For our final act, we journey to what seems like the most unrelated place imaginable: the majestic, icy rings of Saturn. First seen by Galileo as strange "ears" on the planet, we now know them, thanks to spacecraft like Cassini, to be an astonishingly complex system of countless icy particles, each in its own orbit, organized into intricate patterns of waves and ripples. For decades, the origin of the fine, spiral structures seen in the rings was a deep puzzle.

What could possibly connect this cold, gravitational system to the physics of hot plasma? The answer is a testament to the unifying power of great physical ideas. Let us dare to make an analogy. Let us think of the uncountable ring particles as the "atoms" of a giant, two-dimensional, rotating gas. What is the "thermal motion" of this gas? It is not temperature in the usual sense, but the small random velocities of the particles relative to their parent’s perfectly circular orbit—what astronomers call epicyclic motion. And, just like in a plasma, there is a distribution of these random velocities.

Now, a spiral density wave—a rotating pattern of crests and troughs of particle density—propagates through this "gas" of orbiting ice chunks. And here is the miraculous connection: the wave can resonantly interact with particles whose natural orbital frequencies match the wave's pattern speed. A particle orbiting just a bit slower than the wave pattern feels a repeated gravitational tug from the denser parts of the wave, pushing it into a slightly higher-energy orbit. Just like in a plasma, the particles steal energy from the wave.
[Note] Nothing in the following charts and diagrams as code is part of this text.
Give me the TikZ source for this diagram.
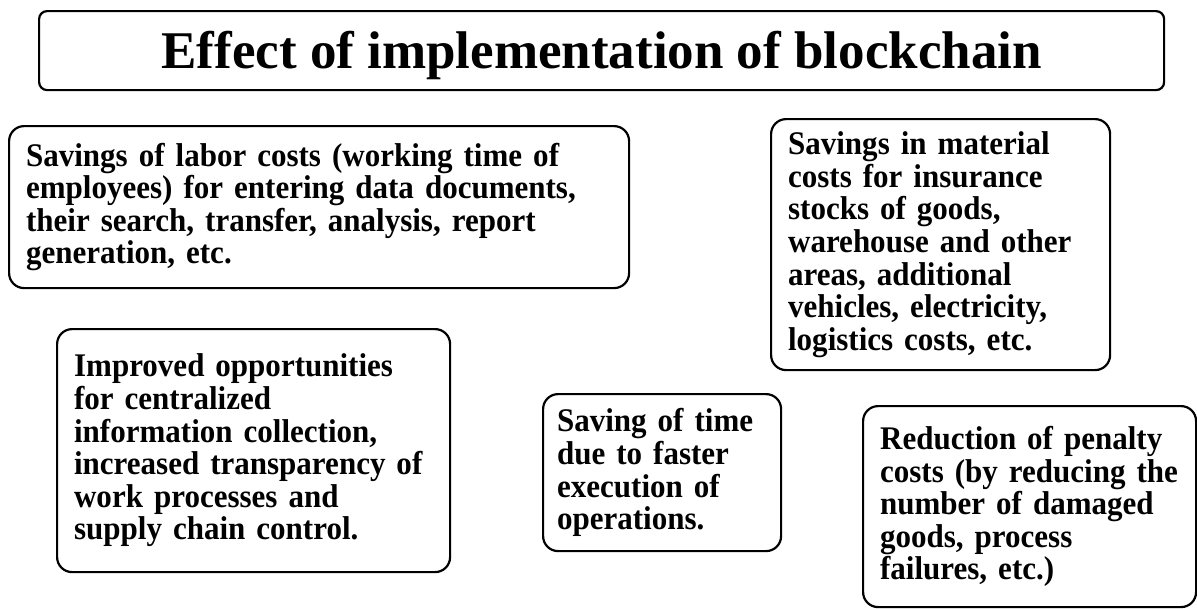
\documentclass[tikz,border=0pt]{standalone}
\usepackage{fontspec}
\setmainfont{Liberation Serif}
\newfontfamily\effectfont[FakeStretch=0.94]{Liberation Serif}
\begin{document}
\begin{tikzpicture}[x=1pt,y=-1pt,
  effectbox/.style={draw, line width=2.2pt, rounded corners=15pt, anchor=north west,
    align=left, inner xsep=17pt, inner ysep=0pt,
    font=\effectfont\fontsize{33}{32.6}\selectfont\bfseries},
  titlebox/.style={draw, line width=2.2pt, rounded corners=8pt, anchor=north west,
    inner sep=0pt, text height=48pt, text depth=12pt,
    font=\fontsize{53}{58}\selectfont\bfseries}]
\useasboundingbox (0,0) rectangle (1197,608);
\node[titlebox, minimum width=1125pt, minimum height=79pt] (title) at (38,10)
  {Effect of implementation of blockchain};
\node[effectbox, minimum width=620pt, minimum height=162pt, text width=586pt] (labor) at (8,125)
  {Savings of labor costs (working time of\\
   employees) for entering data documents,\\
   their search, transfer, analysis, report\\
   generation, etc.};
\node[effectbox, minimum width=339pt, minimum height=251pt, text width=305pt] (material) at (770,118)
  {Savings in material\\
   costs for insurance\\
   stocks of goods,\\
   warehouse and other\\
   areas, additional\\
   vehicles, electricity,\\
   logistics costs, etc.};
\node[effectbox, minimum width=393pt, minimum height=243pt, text width=359pt] (info) at (56,328)
  {Improved opportunities\\
   for centralized\\
   information collection,\\
   increased transparency of\\
   work processes and\\
   supply chain control.};
\node[effectbox, inner xsep=14pt, minimum width=238pt, minimum height=157pt, text width=210pt] (time) at (542,393)
  {Saving of time\\
   due to faster\\
   execution of\\
   operations.};
\node[effectbox, minimum width=333pt, minimum height=201pt, text width=299pt] (penalty) at (862,405)
  {Reduction of penalty\\
   costs (by reducing the\\
   number of damaged\\
   goods, process\\
   failures, etc.)};
\end{tikzpicture}
\end{document}
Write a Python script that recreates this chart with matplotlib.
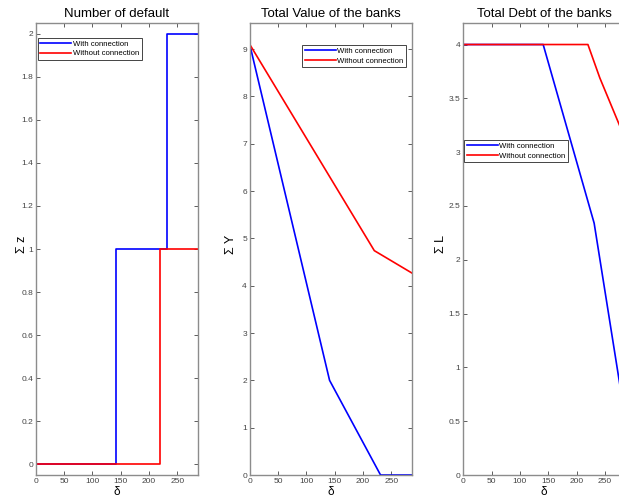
import matplotlib
matplotlib.use("Agg")
import matplotlib.pyplot as plt

plt.rcParams["font.family"] = ["Liberation Sans", "DejaVu Sans"]

# number of defaults (step data)
default_x_with = [0, 141, 232, 286]
default_y_with = [0, 1, 2, 2]
default_x_without = [0, 220, 286]
default_y_without = [0, 1, 1]

# total value of the banks
value_x_with = [0, 141, 231, 286]
value_y_with = [9.1, 2.0, 0.0, 0.0]
value_x_without = [0, 220, 286]
value_y_without = [9.1, 4.74, 4.27]

# total debt of the banks
debt_x_with = [0, 141, 231, 286]
debt_y_with = [4.0, 4.0, 2.34, 0.52]
debt_x_without = [0, 220, 241, 286]
debt_y_without = [4.0, 4.0, 3.69, 3.12]

BLUE = "#0000ff"
RED = "#ff0000"

fig = plt.figure(figsize=(6.19, 4.98), dpi=100)

W = 162 / 619
B = 1 - 475 / 498
H = 452 / 498
lefts = [35.7 / 619, 249.7 / 619, 463.3 / 619]
axes = [fig.add_axes([l, B, W, H]) for l in lefts]


def style(ax, title, ylabel, yticks, ylim, ylab_x):
    ax.set_xlim(0, 286)
    ax.set_ylim(*ylim)
    ax.set_xticks(range(0, 300, 50))
    ax.set_yticks(yticks)
    ax.set_yticklabels([("%g" % t) for t in yticks])
    ax.tick_params(direction="in", top=True, right=True, length=3, width=0.6,
                   labelsize=6, labelcolor="#444444", color="#444444", pad=2)
    for s in ax.spines.values():
        s.set_color("#8c8c8c")
        s.set_linewidth(1.0)
    ax.set_title(title, fontsize=9.5, pad=4)
    ax.set_xlabel("δ", fontsize=8.5, labelpad=1)
    ax.set_ylabel(ylabel, fontsize=9)
    ax.yaxis.set_label_coords(ylab_x, 0.51)


def legend(ax, anchor):
    leg = ax.legend(loc="upper left", bbox_to_anchor=anchor, fontsize=5.6,
                    fancybox=False, edgecolor="#444444", framealpha=1,
                    handlelength=4.0, handletextpad=0.2, borderpad=0.3,
                    labelspacing=0.3, borderaxespad=0)
    leg.get_frame().set_linewidth(0.7)


ax = axes[0]
ax.step(default_x_with, default_y_with, where="post", color=BLUE, lw=1.2, label="With connection")
ax.step(default_x_without, default_y_without, where="post", color=RED, lw=1.2, label="Without connection")
style(ax, "Number of default", "Σ z", [0, 0.2, 0.4, 0.6, 0.8, 1, 1.2, 1.4, 1.6, 1.8, 2], (-0.05, 2.05), -0.05)
legend(ax, (0.014, 0.967))

ax = axes[1]
ax.plot(value_x_with, value_y_with, color=BLUE, lw=1.2, label="With connection")
ax.plot(value_x_without, value_y_without, color=RED, lw=1.2, label="Without connection")
style(ax, "Total Value of the banks", "Σ Y", list(range(0, 10)), (0, 9.55), -0.08)
legend(ax, (0.325, 0.951))

ax = axes[2]
ax.plot(debt_x_with, debt_y_with, color=BLUE, lw=1.2, label="With connection")
ax.plot(debt_x_without, debt_y_without, color=RED, lw=1.2, label="Without connection")
style(ax, "Total Debt of the banks", "Σ L", [0, 0.5, 1, 1.5, 2, 2.5, 3, 3.5, 4], (0, 4.2), -0.10)
legend(ax, (0.006, 0.741))

fig.savefig("out.png", dpi=100)
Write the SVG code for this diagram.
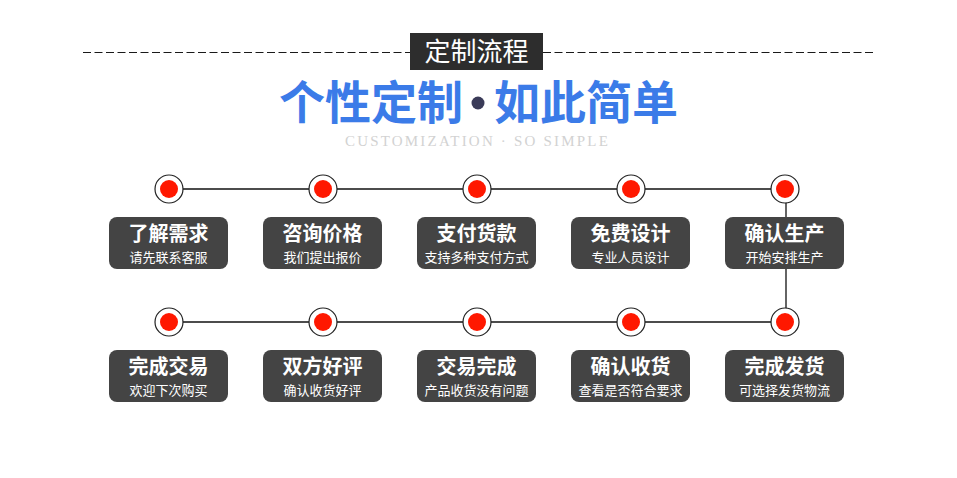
<svg xmlns="http://www.w3.org/2000/svg" width="957" height="478" viewBox="0 0 957 478">
<style>
.box{fill:#444444;}
.t{font-family:"Noto Sans CJK SC","Noto Sans",sans-serif;fill:#ffffff;text-anchor:middle;}
.tt{font-size:20px;font-weight:bold;}
.ts{font-size:13px;}
.ring{fill:#ffffff;stroke:#222222;stroke-width:1.2;}
.dot{fill:#ff1800;}
.ln{stroke:#111111;stroke-width:1.3;fill:none;}
</style>
<rect width="957" height="478" fill="#ffffff"/>
<g id="header">
<line x1="83" y1="52.5" x2="873" y2="52.5" stroke="#1a1a1a" stroke-width="1" stroke-dasharray="8,3.5"/>
<rect x="410" y="33" width="133" height="37" fill="#2d2d2d"/>
<text x="476.5" y="61" font-family="Noto Sans CJK SC,sans-serif" font-size="26" fill="#ffffff" text-anchor="middle">定制流程</text>
<text x="371" y="119" font-family="Noto Sans CJK SC,sans-serif" font-size="46" font-weight="bold" fill="#3b7be8" text-anchor="middle">个性定制</text>
<circle cx="478" cy="103" r="6.5" fill="#3a3b58"/>
<text x="586" y="119" font-family="Noto Sans CJK SC,sans-serif" font-size="46" font-weight="bold" fill="#3b7be8" text-anchor="middle">如此简单</text>
<text x="477.5" y="146" font-family="Liberation Serif,serif" font-size="15" fill="#d2d2d2" text-anchor="middle" letter-spacing="2.2">CUSTOMIZATION · SO SIMPLE</text>
</g>
<g id="connectors">
<line class="ln" x1="169" y1="189" x2="785" y2="189"/>
<line class="ln" x1="169" y1="322" x2="785" y2="322"/>
<line class="ln" x1="786" y1="189" x2="786" y2="322"/>
</g>
<g id="n1"><circle class="ring" cx="169" cy="189" r="14"/><circle class="dot" cx="169" cy="189" r="9"/><rect class="box" x="109" y="217" width="119" height="52" rx="8"/><text class="t tt" x="168.5" y="241">了解需求</text><text class="t ts" x="168.5" y="262">请先联系客服</text></g>
<g id="n2"><circle class="ring" cx="323" cy="189" r="14"/><circle class="dot" cx="323" cy="189" r="9"/><rect class="box" x="263" y="217" width="119" height="52" rx="8"/><text class="t tt" x="322.5" y="241">咨询价格</text><text class="t ts" x="322.5" y="262">我们提出报价</text></g>
<g id="n3"><circle class="ring" cx="477" cy="189" r="14"/><circle class="dot" cx="477" cy="189" r="9"/><rect class="box" x="417" y="217" width="119" height="52" rx="8"/><text class="t tt" x="476.5" y="241">支付货款</text><text class="t ts" x="476.5" y="262">支持多种支付方式</text></g>
<g id="n4"><circle class="ring" cx="631" cy="189" r="14"/><circle class="dot" cx="631" cy="189" r="9"/><rect class="box" x="571" y="217" width="119" height="52" rx="8"/><text class="t tt" x="630.5" y="241">免费设计</text><text class="t ts" x="630.5" y="262">专业人员设计</text></g>
<g id="n5"><circle class="ring" cx="785" cy="189" r="14"/><circle class="dot" cx="785" cy="189" r="9"/><rect class="box" x="725" y="217" width="119" height="52" rx="8"/><text class="t tt" x="784.5" y="241">确认生产</text><text class="t ts" x="784.5" y="262">开始安排生产</text></g>
<g id="n6"><circle class="ring" cx="785" cy="322" r="14"/><circle class="dot" cx="785" cy="322" r="9"/><rect class="box" x="725" y="350" width="119" height="52" rx="8"/><text class="t tt" x="784.5" y="374">完成发货</text><text class="t ts" x="784.5" y="395">可选择发货物流</text></g>
<g id="n7"><circle class="ring" cx="631" cy="322" r="14"/><circle class="dot" cx="631" cy="322" r="9"/><rect class="box" x="571" y="350" width="119" height="52" rx="8"/><text class="t tt" x="630.5" y="374">确认收货</text><text class="t ts" x="630.5" y="395">查看是否符合要求</text></g>
<g id="n8"><circle class="ring" cx="477" cy="322" r="14"/><circle class="dot" cx="477" cy="322" r="9"/><rect class="box" x="417" y="350" width="119" height="52" rx="8"/><text class="t tt" x="476.5" y="374">交易完成</text><text class="t ts" x="476.5" y="395">产品收货没有问题</text></g>
<g id="n9"><circle class="ring" cx="323" cy="322" r="14"/><circle class="dot" cx="323" cy="322" r="9"/><rect class="box" x="263" y="350" width="119" height="52" rx="8"/><text class="t tt" x="322.5" y="374">双方好评</text><text class="t ts" x="322.5" y="395">确认收货好评</text></g>
<g id="n10"><circle class="ring" cx="169" cy="322" r="14"/><circle class="dot" cx="169" cy="322" r="9"/><rect class="box" x="109" y="350" width="119" height="52" rx="8"/><text class="t tt" x="168.5" y="374">完成交易</text><text class="t ts" x="168.5" y="395">欢迎下次购买</text></g>
</svg>
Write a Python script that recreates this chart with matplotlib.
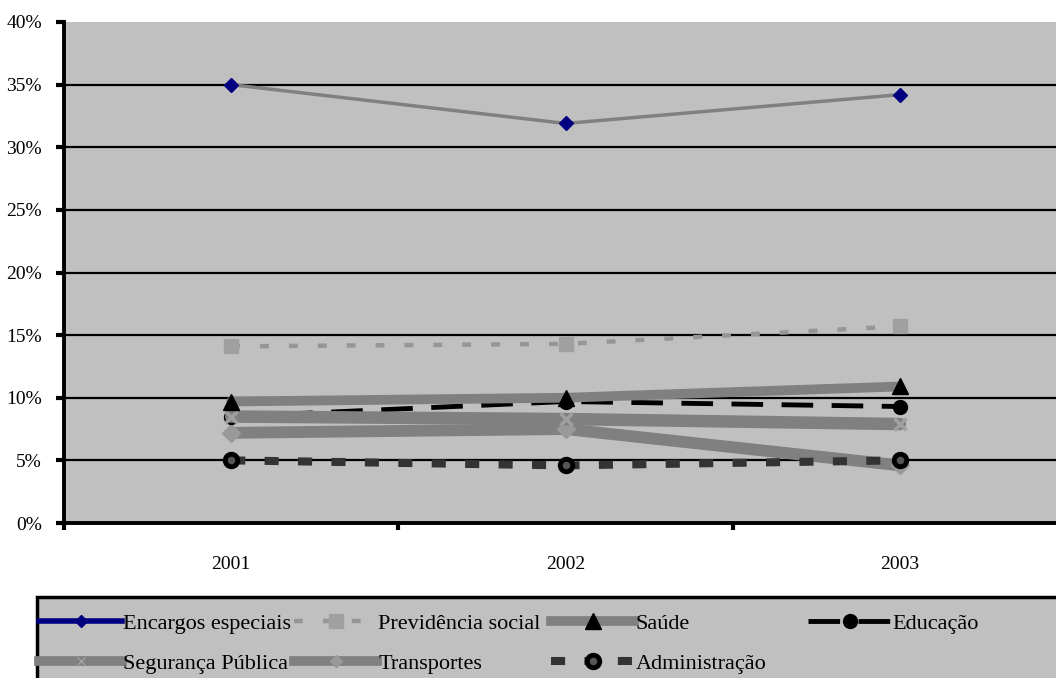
import matplotlib
matplotlib.use("Agg")
import matplotlib.pyplot as plt
from matplotlib.lines import Line2D
from matplotlib.patches import Rectangle

plt.rcParams['font.family'] = ['Liberation Serif', 'DejaVu Serif']

anos = ['2001', '2002', '2003']
encargos = [35.0, 31.9, 34.2]
previdencia = [14.1, 14.3, 15.7]
saude = [9.7, 10.0, 10.9]
educacao = [8.5, 9.7, 9.3]
seguranca = [8.5, 8.3, 7.9]
transportes = [7.2, 7.5, 4.6]
administracao = [5.0, 4.6, 5.0]

yticks = [0, 5, 10, 15, 20, 25, 30, 35, 40]
ylabels = ['0%', '5%', '10%', '15%', '20%', '25%', '30%', '35%', '40%']

W, H = 1056, 678
fig = plt.figure(figsize=(W/100, H/100), dpi=100)
ax = fig.add_axes([64/W, 1-523/H, 1003/W, 501/H])
ax.set_facecolor('#C0C0C0')

x = range(len(anos))

for t in yticks[1:-1]:
    ax.axhline(t, color='black', lw=1.6, zorder=1)

# estilos das series
st_enc = dict(color='#808080', lw=2.5, marker='D', ms=7, mfc='#000080', mec='#000080')
st_prev = dict(color='#969696', lw=3.2, dashes=(2, 4.5), marker='s', ms=10, mfc='#A0A0A0', mec='#A0A0A0')
st_sau = dict(color='#808080', lw=7, marker='^', ms=11, mfc='black', mec='black')
st_edu = dict(color='black', lw=3.5, dashes=(6.5, 3.8), marker='o', ms=10, mfc='black', mec='black')
st_seg = dict(color='#808080', lw=9, marker='x', ms=9, mew=2.5, mec='#A0A0A0')
st_tra = dict(color='#808080', lw=8.5, marker='D', ms=9, mfc='#999999', mec='#999999')
st_adm = dict(color='#333333', lw=5.8, dashes=(1.75, 2.4), marker='o', ms=9, mfc='#555555', mec='black', mew=3.5)

ax.plot(x, transportes, solid_capstyle='round', zorder=2, **st_tra)
ax.plot(x, educacao, zorder=2, **st_edu)
ax.plot(x, seguranca, solid_capstyle='round', zorder=2, **st_seg)
ax.plot(x, saude, solid_capstyle='round', zorder=3, **st_sau)
ax.plot(x, administracao, zorder=3, **st_adm)
ax.plot(x, previdencia, zorder=3, **st_prev)
ax.plot(x, encargos, zorder=4, **st_enc)

ax.set_xlim(-0.5, 2.5)
ax.set_ylim(0, 40)
ax.set_yticks(yticks)
ax.set_yticklabels(ylabels, fontsize=14)
ax.set_xticks(list(x))
ax.set_xticklabels(anos, fontsize=14)
ax.set_xticks([-0.5, 0.5, 1.5, 2.5], minor=True)
ax.tick_params(axis='x', which='major', length=0, pad=24)
ax.tick_params(axis='x', which='minor', length=5, width=3, direction='out')
ax.tick_params(axis='y', length=6, width=3, direction='out', pad=10)

for s in ['top', 'right']:
    ax.spines[s].set_visible(False)
ax.spines['left'].set_linewidth(2.8)
ax.spines['bottom'].set_linewidth(2.8)

# caixa da legenda
fig.add_artist(Rectangle((37/W, -0.05), 1.1, 0.05 + 1 - 597/H, transform=fig.transFigure,
                         fc='#C0C0C0', ec='black', lw=2.5, zorder=0))

h_enc = Line2D([], [], color='#000080', lw=4, marker='D', ms=6, mfc='#000080', mec='#000080')
h_prev = Line2D([], [], **st_prev)
h_sau = Line2D([], [], color='#808080', lw=7, marker='^', ms=11, mfc='black', mec='black')
h_edu = Line2D([], [], **st_edu)
h_seg = Line2D([], [], color='#808080', lw=7, marker='x', ms=6, mec='#A0A0A0')
h_tra = Line2D([], [], color='#808080', lw=7, marker='D', ms=6, mfc='#999999', mec='#999999')
h_adm = Line2D([], [], **st_adm)

colunas = [
    ([h_enc, h_seg], ['Encargos especiais', 'Segurança Pública'], 39),
    ([h_prev, h_tra], ['Previdência social', 'Transportes'], 294),
    ([h_sau, h_adm], ['Saúde', 'Administração'], 551),
    ([h_edu], ['Educação'], 808),
]
for hs, ls, x0 in colunas:
    leg = fig.legend(hs, ls, loc='upper left', bbox_to_anchor=(x0/W, 1-613/H),
                     fontsize=16, handlelength=3.75, handletextpad=0.05,
                     labelspacing=0.9, borderpad=0, borderaxespad=0, numpoints=1,
                     frameon=False)

fig.savefig('out.png', dpi=100)
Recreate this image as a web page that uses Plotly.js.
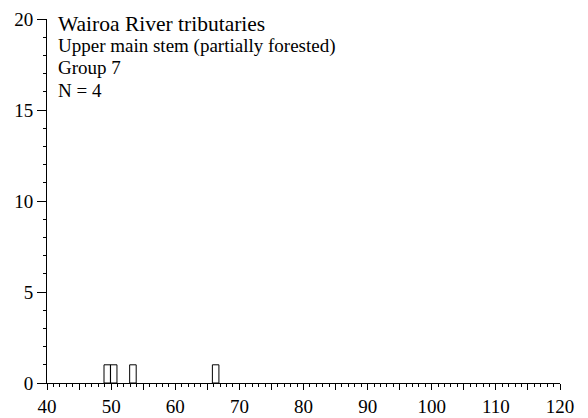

This is, in every essential way, Landau damping. The same physical principle, described by the very same mathematics, is at play. The derivation of the spatial damping rate of a spiral density wave in Saturn's rings involves the same "Landau prescription" for navigating a pole in an integral that was invented to describe electron waves in a plasma. The physics doesn't care that one system is governed by electromagnetic forces and the other by gravity; that one is made of electrons and the other of ice. It only cares about the abstract structure: a population of oscillators, a distribution of frequencies, and a wave that can trade energy with them. It is one of the most beautiful examples of the unity of physics, a single theme playing out in vastly different theaters of the universe.

From the practical task of measuring the sun's temperature to the profound structure of planetary rings, the kinetic theory of waves provides not just answers, but a new way of seeing. It transforms our view from a mechanical clockwork of individual particles to a dynamic, living system of interacting populations, where waves are the messengers, the mediators of force, and the universal music of the cosmos.